▶ [STATED EXERCISE] Print exactly those lines that run from the beginning of the data to the line bearing "5, 4, 2, 3, 1];", inclusive.

═════ MATERIAL

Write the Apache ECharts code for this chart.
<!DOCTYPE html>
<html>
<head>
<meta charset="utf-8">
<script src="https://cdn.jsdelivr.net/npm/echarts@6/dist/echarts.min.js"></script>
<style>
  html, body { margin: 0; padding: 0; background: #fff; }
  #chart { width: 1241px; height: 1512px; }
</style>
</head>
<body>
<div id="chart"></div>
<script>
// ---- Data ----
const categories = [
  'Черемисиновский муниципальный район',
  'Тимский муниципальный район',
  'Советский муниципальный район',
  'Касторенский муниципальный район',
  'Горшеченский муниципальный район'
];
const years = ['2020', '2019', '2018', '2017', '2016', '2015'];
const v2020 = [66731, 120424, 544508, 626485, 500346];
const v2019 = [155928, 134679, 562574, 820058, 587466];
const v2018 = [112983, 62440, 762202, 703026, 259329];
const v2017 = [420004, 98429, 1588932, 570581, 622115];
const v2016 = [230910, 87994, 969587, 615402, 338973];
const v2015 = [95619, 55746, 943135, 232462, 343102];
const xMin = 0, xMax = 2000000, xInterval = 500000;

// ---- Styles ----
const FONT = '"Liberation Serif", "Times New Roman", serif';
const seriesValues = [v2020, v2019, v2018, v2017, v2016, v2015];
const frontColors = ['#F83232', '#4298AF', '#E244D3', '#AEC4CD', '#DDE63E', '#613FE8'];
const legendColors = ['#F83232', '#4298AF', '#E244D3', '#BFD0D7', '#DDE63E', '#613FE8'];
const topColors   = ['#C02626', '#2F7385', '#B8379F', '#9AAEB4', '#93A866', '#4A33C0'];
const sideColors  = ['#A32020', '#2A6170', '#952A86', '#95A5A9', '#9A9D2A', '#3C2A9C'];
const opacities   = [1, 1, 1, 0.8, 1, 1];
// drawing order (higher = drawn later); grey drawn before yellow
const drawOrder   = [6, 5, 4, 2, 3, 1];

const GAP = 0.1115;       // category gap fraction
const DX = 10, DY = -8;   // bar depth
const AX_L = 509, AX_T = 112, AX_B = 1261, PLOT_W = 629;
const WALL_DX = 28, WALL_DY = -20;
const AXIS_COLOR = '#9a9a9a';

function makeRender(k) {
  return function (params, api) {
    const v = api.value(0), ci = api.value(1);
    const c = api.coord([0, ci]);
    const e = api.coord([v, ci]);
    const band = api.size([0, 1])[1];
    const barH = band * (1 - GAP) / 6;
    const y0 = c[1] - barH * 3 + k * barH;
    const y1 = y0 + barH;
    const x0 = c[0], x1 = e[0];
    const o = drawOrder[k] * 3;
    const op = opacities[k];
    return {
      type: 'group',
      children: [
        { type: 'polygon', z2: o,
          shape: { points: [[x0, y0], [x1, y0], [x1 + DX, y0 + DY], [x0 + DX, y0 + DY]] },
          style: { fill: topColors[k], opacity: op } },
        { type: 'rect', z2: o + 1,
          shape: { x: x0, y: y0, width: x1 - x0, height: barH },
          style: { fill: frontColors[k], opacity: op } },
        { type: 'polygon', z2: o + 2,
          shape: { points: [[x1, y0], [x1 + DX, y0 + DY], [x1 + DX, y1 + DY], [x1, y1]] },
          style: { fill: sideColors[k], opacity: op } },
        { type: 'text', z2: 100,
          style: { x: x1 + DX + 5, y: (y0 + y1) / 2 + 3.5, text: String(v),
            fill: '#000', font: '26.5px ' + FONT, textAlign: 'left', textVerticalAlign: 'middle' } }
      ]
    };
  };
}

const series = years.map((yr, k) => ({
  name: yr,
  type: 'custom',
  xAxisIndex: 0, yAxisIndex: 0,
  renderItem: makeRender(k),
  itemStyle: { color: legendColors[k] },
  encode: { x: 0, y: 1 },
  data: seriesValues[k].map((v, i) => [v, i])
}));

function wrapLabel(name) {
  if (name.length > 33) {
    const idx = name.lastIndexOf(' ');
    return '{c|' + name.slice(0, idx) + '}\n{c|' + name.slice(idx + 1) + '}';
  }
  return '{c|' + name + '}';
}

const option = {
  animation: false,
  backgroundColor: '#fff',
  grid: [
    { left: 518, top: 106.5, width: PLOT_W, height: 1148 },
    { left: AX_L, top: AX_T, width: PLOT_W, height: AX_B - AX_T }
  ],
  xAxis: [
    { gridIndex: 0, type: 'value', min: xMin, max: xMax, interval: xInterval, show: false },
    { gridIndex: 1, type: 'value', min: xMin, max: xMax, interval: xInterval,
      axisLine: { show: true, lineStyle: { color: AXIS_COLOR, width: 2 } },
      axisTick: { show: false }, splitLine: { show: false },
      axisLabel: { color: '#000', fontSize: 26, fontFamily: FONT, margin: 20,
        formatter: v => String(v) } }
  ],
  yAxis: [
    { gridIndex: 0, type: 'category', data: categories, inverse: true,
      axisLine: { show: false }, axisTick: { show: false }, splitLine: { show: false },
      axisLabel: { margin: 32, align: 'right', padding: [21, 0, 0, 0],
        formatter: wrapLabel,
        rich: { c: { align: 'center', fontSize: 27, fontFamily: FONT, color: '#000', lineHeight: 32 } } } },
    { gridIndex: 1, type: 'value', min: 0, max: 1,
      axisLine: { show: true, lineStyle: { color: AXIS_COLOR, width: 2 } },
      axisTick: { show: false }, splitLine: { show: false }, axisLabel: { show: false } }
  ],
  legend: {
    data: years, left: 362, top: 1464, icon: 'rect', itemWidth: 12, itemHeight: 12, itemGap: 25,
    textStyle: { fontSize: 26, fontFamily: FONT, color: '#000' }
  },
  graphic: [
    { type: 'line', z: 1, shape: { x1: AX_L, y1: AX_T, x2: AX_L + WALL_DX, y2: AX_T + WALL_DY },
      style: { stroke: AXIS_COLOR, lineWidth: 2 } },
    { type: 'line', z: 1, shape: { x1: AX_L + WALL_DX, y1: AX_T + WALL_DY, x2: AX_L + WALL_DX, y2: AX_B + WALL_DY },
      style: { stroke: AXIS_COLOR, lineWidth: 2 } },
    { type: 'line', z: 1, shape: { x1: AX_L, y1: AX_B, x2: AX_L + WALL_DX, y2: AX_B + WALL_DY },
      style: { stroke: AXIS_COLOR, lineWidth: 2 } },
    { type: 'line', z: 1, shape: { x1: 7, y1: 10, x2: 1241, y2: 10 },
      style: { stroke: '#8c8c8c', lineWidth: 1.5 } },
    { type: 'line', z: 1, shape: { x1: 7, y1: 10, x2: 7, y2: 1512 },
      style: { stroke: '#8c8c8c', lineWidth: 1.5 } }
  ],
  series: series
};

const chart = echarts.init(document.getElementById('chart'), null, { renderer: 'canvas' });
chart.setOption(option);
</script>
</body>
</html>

══════════

▶ [EXERCISE SOLUTION]
Write the Apache ECharts code for this chart.
<!DOCTYPE html>
<html>
<head>
<meta charset="utf-8">
<script src="https://cdn.jsdelivr.net/npm/echarts@6/dist/echarts.min.js"></script>
<style>
  html, body { margin: 0; padding: 0; background: #fff; }
  #chart { width: 1241px; height: 1512px; }
</style>
</head>
<body>
<div id="chart"></div>
<script>
// ---- Data ----
const categories = [
  'Черемисиновский муниципальный район',
  'Тимский муниципальный район',
  'Советский муниципальный район',
  'Касторенский муниципальный район',
  'Горшеченский муниципальный район'
];
const years = ['2020', '2019', '2018', '2017', '2016', '2015'];
const v2020 = [66731, 120424, 544508, 626485, 500346];
const v2019 = [155928, 134679, 562574, 820058, 587466];
const v2018 = [112983, 62440, 762202, 703026, 259329];
const v2017 = [420004, 98429, 1588932, 570581, 622115];
const v2016 = [230910, 87994, 969587, 615402, 338973];
const v2015 = [95619, 55746, 943135, 232462, 343102];
const xMin = 0, xMax = 2000000, xInterval = 500000;

// ---- Styles ----
const FONT = '"Liberation Serif", "Times New Roman", serif';
const seriesValues = [v2020, v2019, v2018, v2017, v2016, v2015];
const frontColors = ['#F83232', '#4298AF', '#E244D3', '#AEC4CD', '#DDE63E', '#613FE8'];
const legendColors = ['#F83232', '#4298AF', '#E244D3', '#BFD0D7', '#DDE63E', '#613FE8'];
const topColors   = ['#C02626', '#2F7385', '#B8379F', '#9AAEB4', '#93A866', '#4A33C0'];
const sideColors  = ['#A32020', '#2A6170', '#952A86', '#95A5A9', '#9A9D2A', '#3C2A9C'];
const opacities   = [1, 1, 1, 0.8, 1, 1];
// drawing order (higher = drawn later); grey drawn before yellow
const drawOrder   = [6, 5, 4, 2, 3, 1];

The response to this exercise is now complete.